The transcript is out. A distress call, crackling with static. An Indian sailor, voice taut, reporting an unidentified drone. Then, silence. The US strike came minutes later. Now, British humanitarian law groups are circling. They want an inquiry. They want answers.
This is not a fringe concern. REPRIEVE, the legal charity, has already briefed MPs. So has the British Institute of Human Rights. They argue the strike may have breached international law. The sailor was a civilian. His vessel was unarmed. The US says it was a hostile target. But the transcript tells a different story.
Let me walk you through the timeline. 14:32 local time. The sailor reported the drone. 14:35. He repeated, still no aggression. 14:38. The strike. No warning shots. No challenge. Just a missile from a Reaper. The sailor’s last words: “They are circling. What do we do?”

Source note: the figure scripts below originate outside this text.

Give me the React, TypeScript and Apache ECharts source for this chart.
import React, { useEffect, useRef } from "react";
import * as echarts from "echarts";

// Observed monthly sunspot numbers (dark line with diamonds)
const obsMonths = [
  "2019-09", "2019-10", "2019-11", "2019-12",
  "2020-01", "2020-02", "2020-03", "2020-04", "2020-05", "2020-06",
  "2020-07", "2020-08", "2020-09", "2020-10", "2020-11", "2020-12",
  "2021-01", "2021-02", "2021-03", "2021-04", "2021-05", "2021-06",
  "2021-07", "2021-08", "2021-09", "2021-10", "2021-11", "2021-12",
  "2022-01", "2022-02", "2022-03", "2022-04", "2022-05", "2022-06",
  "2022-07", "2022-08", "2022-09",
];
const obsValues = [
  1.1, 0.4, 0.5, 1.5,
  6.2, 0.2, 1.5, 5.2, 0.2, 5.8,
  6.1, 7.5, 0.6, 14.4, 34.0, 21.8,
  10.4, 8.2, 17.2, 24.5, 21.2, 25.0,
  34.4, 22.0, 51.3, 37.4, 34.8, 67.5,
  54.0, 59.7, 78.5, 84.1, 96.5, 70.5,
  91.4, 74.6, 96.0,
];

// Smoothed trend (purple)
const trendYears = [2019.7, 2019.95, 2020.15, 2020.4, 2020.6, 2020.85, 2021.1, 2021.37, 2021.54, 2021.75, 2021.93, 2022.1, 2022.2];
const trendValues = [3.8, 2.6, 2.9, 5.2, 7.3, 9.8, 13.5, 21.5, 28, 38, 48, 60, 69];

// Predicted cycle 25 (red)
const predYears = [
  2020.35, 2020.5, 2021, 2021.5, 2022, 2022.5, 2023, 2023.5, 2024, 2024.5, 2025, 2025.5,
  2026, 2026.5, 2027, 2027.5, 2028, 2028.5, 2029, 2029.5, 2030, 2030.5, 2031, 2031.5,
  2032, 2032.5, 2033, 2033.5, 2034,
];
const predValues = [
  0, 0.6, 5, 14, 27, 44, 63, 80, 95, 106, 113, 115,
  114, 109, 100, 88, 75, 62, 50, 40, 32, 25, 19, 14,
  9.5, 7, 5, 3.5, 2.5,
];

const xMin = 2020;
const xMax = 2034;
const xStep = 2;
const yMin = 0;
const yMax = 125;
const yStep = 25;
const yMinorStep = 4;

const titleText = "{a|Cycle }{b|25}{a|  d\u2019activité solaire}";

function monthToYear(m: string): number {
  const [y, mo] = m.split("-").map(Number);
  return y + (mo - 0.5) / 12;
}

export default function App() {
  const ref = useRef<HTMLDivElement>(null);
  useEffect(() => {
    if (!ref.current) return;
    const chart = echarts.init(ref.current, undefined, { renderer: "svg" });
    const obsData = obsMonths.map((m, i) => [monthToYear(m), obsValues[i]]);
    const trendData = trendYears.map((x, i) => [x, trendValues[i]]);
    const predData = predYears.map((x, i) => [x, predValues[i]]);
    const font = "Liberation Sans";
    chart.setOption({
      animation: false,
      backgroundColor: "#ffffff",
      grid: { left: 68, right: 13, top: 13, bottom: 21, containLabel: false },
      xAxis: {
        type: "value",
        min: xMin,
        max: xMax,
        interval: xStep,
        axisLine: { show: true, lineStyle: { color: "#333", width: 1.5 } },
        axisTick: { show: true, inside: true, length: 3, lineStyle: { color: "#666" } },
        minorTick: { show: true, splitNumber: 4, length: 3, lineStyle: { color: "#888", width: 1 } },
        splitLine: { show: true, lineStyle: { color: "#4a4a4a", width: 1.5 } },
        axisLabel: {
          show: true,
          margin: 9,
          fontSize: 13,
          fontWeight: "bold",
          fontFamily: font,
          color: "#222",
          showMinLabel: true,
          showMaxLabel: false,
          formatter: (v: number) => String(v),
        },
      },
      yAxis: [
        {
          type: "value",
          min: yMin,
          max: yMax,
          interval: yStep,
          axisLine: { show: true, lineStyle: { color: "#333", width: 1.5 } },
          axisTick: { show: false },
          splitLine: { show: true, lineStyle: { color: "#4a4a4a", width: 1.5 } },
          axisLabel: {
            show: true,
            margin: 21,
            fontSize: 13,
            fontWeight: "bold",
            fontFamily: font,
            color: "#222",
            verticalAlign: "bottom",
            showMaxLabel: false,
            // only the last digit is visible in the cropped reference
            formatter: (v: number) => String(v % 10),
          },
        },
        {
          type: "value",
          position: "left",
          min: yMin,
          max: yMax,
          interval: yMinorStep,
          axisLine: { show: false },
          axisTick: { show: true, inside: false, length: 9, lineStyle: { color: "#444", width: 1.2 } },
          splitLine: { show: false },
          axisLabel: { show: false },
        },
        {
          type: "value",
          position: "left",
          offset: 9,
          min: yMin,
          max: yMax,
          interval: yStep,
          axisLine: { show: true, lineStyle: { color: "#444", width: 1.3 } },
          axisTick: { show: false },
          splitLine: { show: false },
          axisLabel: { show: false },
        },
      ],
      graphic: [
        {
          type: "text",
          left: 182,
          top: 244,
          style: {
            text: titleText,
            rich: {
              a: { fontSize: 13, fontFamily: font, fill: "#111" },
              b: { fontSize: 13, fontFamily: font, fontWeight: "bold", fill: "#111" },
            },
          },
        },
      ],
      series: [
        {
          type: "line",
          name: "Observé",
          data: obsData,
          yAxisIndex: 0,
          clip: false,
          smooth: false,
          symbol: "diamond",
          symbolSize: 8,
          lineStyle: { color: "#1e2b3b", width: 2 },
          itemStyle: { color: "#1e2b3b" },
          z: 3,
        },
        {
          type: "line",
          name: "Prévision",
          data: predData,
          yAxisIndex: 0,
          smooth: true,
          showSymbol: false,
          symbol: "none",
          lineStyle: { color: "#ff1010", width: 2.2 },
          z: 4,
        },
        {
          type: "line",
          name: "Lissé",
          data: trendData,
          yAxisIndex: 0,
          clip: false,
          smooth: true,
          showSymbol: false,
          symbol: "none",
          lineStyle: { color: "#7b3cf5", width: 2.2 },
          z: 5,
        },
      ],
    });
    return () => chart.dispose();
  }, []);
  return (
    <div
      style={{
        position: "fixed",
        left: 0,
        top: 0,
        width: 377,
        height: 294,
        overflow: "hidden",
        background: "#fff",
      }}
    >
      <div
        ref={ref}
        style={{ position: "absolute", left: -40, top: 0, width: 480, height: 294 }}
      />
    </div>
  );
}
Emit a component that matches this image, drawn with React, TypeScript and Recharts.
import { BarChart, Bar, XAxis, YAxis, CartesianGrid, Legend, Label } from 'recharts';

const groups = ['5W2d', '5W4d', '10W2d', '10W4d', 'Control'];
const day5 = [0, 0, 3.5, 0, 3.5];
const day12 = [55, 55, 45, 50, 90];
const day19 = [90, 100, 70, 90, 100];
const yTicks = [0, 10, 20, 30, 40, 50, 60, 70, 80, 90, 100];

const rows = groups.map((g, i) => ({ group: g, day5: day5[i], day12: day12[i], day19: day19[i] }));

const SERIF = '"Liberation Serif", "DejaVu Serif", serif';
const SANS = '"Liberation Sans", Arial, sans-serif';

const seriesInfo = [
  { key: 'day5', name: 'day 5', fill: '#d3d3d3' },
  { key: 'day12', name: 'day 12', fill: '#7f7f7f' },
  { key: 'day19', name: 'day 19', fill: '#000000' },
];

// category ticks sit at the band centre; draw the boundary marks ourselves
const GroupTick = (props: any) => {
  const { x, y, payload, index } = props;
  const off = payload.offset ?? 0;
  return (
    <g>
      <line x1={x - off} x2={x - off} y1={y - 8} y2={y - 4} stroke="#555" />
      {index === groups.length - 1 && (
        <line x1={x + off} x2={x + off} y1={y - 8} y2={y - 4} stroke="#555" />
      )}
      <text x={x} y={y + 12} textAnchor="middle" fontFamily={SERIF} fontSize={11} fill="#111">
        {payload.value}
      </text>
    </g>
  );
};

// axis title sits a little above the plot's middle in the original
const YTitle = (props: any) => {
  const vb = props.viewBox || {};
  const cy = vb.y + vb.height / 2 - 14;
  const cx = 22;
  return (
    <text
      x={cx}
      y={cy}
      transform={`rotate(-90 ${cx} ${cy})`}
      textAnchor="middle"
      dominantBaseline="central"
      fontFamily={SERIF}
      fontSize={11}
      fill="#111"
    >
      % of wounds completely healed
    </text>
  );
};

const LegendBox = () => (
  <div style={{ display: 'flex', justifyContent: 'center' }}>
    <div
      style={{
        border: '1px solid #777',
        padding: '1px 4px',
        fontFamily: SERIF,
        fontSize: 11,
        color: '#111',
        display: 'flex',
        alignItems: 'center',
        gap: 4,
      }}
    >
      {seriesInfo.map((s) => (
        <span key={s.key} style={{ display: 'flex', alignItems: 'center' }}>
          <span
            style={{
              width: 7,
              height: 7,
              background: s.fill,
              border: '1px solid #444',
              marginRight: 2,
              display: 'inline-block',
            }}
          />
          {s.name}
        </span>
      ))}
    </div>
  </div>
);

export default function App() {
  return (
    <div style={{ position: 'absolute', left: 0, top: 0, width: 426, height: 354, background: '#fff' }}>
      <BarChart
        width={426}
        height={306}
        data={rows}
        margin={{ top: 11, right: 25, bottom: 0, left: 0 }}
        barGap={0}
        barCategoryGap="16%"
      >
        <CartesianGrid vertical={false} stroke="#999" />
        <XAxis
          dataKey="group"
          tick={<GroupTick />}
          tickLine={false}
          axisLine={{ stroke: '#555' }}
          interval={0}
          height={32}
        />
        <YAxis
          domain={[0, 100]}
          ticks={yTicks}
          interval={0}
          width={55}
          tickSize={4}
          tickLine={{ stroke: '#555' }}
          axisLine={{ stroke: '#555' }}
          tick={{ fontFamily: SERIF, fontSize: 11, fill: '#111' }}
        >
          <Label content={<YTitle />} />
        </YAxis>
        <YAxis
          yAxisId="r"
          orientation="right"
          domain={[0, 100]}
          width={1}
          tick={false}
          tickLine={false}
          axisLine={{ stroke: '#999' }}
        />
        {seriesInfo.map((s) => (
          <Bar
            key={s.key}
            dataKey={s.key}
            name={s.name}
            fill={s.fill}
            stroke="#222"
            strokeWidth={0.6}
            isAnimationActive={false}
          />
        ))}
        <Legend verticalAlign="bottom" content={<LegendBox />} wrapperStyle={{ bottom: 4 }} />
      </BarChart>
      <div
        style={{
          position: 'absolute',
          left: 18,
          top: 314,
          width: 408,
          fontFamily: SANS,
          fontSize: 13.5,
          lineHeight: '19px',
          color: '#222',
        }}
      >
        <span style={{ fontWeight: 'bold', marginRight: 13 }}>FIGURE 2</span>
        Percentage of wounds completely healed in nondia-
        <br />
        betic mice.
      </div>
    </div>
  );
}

Whitehall is nervous. The Foreign Office has been quiet. Too quiet. Sources tell me the legal advice is being reviewed. No one wants to condemn the US. But the pressure is building. Sir Keir Starmer is facing questions. Labour backbenchers are restless. They remember Iraq. They remember the Chilcot inquiry.
The groups are clever. They are framing this as a test of Global Britain. If we believe in rules, they say, we must enforce them. Even against allies. The US embassy has declined to comment. But the mood in Westminster is shifting.
I have spoken to a former Foreign Office legal adviser. Off the record, of course. He said: “The threshold for self-defence is high. A circling drone is not an imminent threat. This looks like a targeted killing, not a battlefield engagement.”
If that is true, then the government has a problem. The UK hosts US drone operations at RAF bases. Complicity is a hard word. But it is being whispered in the corridors. The humanitarian law groups are not going away. They have already submitted a request for a preliminary examination to the International Criminal Court.
What happens next? The Foreign Affairs Select Committee may call witnesses. The Attorney General is being briefed. And the family of the sailor is demanding justice. They want the transcript released in full. They want an apology. They want accountability.
This story has legs. It taps into a deep vein of discomfort about the war on terror. The methods. The collateral damage. The lack of transparency. The British public is weary of foreign interventions. But they are not immune to injustice.
Keep an eye on the backbenches. A rebellion is brewing. Letters to the whips. Tabled questions. It is the slow drip of dissent. And if the government does not act, the courts will.
For now, the official line is: wait for the facts. But the facts are already out. The transcript does not lie. The sailor’s voice does not lie. And the humanitarian law groups will not let this fade.
This is Eleanor Rigby. For the Political Bureau. Back to the studio.